Ces efforts se sont poursuivis samedi avec une commémoration officielle du 60e anniversaire des accords d’Évian, qui ont mis fin à la guerre pour l’indépendance de l’Algérie, et avec un discours de M. Macron à l’Élysée dans lequel il a rappelé toutes les initiatives prises depuis 2017 pour « apaiser » la mémoire de cette guerre qui, avec « ses non-dits », a « été la matrice de nombreux ressentiments » en France comme en Algérie. “Beaucoup me diront : vous faites tout cela, mais vous n’êtes pas sérieux parce que l’Algérie ne bouge pas. A chaque fois, tous mes prédécesseurs ont été confrontés à la même chose”, a-t-il déclaré.

Des citoyens français d’origine algérienne peuvent jouer un rôle clé dans la présidentielle

L’héritage de l’Algérie a peut-être été le plus visible dans le slogan du « grand remplacement », une théorie du complot raciste prétendant que la population chrétienne et blanche de la France va être remplacée par des immigrants d’origine musulmane et africaine. Ce concept a été plusieurs fois repris pendant la campagne électorale d’Éric Zemmour, dont la famille juive est originaire d’Algérie, puis utilisé par Valérie Pécresse, la candidate conservatrice de la droite.

Marine Le Pen, la candidate de l’extrême droite qui était depuis longtemps partisane de l’Algérie française a déclaré que : « Nous contestons depuis longtemps cette date choisie parce que cette date, qui a été imposée comme la fin de la guerre d’Algérie, n’a pas été la fin de la guerre d’Algérie, car il y a eu des dizaines de milliers de harkis qui ont été sauvagement assassinés ». M. Le Pen a encore souligné que : « S’il s’agit de réconcilier les mémoires en se flagellant devant l’Algérie qui ne cesse de réclamer des actes de repentance, moi en ce qui me concerne ce sera non, sauf si l’Algérie demande elle-même pardon aux harkis sur la manière dont ils se sont comportés à leur égard ».

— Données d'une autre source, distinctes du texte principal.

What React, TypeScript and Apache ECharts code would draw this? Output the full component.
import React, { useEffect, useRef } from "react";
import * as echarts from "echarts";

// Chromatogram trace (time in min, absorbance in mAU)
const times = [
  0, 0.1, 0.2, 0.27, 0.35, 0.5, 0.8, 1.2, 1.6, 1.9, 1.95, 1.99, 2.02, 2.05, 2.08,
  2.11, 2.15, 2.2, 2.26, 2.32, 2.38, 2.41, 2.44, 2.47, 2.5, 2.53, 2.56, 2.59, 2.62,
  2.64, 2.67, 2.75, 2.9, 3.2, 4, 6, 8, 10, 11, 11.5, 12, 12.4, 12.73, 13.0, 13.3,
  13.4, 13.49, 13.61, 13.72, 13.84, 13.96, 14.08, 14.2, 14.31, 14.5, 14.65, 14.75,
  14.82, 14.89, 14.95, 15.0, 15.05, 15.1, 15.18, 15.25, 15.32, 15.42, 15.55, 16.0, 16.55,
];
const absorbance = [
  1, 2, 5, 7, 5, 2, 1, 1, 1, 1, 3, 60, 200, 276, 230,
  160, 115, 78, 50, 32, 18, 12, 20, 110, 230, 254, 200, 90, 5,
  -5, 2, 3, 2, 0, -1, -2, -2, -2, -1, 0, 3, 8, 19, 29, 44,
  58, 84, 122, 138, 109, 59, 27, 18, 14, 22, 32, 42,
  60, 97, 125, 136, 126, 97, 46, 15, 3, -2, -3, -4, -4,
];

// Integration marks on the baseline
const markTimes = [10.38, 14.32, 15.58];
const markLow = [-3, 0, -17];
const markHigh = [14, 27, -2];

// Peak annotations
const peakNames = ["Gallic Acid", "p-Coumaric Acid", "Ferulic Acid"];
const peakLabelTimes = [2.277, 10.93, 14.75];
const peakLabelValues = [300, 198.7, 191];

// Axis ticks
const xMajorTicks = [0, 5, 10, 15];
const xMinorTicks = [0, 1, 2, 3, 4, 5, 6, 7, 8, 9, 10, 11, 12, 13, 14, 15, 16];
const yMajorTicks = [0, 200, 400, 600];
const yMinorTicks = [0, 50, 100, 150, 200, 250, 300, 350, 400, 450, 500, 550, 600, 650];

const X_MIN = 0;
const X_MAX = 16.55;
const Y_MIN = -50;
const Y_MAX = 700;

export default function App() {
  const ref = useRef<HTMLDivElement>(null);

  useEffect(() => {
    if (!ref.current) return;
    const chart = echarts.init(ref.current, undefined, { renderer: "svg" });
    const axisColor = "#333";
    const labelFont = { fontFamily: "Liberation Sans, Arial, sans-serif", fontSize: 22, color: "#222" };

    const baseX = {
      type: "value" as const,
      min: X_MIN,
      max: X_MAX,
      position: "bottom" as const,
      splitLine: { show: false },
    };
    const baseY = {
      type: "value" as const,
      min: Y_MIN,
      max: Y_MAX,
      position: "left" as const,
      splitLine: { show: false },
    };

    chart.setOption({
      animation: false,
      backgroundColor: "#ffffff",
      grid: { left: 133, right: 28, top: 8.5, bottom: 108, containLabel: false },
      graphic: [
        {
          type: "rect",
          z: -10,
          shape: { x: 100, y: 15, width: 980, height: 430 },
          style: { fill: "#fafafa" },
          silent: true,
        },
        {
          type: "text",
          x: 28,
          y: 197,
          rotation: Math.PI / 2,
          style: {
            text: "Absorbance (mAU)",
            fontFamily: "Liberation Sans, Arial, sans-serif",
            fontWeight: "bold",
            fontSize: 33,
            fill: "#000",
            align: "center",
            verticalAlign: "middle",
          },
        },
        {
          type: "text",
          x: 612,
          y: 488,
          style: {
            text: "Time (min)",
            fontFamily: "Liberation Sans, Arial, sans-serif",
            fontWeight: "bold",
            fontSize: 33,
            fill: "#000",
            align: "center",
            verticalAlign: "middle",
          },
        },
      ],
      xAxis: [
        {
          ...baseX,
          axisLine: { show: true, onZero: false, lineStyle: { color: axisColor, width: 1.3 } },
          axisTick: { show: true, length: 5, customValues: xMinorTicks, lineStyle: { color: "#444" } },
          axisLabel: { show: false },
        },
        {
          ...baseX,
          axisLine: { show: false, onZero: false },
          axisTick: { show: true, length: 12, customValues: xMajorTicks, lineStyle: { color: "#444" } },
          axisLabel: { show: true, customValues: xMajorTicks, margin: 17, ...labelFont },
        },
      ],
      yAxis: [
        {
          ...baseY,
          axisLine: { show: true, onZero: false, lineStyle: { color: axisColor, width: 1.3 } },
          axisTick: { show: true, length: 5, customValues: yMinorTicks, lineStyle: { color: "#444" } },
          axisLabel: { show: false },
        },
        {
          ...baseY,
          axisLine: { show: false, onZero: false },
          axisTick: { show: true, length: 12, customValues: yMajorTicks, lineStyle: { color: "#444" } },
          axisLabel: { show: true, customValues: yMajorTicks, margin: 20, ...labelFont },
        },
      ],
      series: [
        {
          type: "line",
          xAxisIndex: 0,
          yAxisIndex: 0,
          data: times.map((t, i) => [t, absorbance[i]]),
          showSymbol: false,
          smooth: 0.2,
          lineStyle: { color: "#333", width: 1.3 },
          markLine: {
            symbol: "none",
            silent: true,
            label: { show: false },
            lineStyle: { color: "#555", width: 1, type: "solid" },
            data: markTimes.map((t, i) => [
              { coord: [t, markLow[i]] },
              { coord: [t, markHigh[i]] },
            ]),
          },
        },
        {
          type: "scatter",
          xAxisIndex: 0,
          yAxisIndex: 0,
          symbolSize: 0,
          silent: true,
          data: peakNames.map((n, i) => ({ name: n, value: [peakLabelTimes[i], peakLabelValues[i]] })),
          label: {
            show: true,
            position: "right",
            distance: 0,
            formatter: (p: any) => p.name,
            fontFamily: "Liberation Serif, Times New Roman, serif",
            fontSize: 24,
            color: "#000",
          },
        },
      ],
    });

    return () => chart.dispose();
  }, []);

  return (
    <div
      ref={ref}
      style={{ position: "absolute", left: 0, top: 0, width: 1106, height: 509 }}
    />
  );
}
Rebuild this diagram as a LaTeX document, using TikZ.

Aujourd’hui, à l’approche des élections présidentielles françaises d’avril, parfois nous constatons que les relations de certains candidats semblent s’améliorer. Des millions de citoyens français d’origine algérienne et des descendants des français partis après l’indépendance algérienne, font partie de ceux qui peuvent jouer un rôle clé dans la présidentielle pour leur candidat favorable.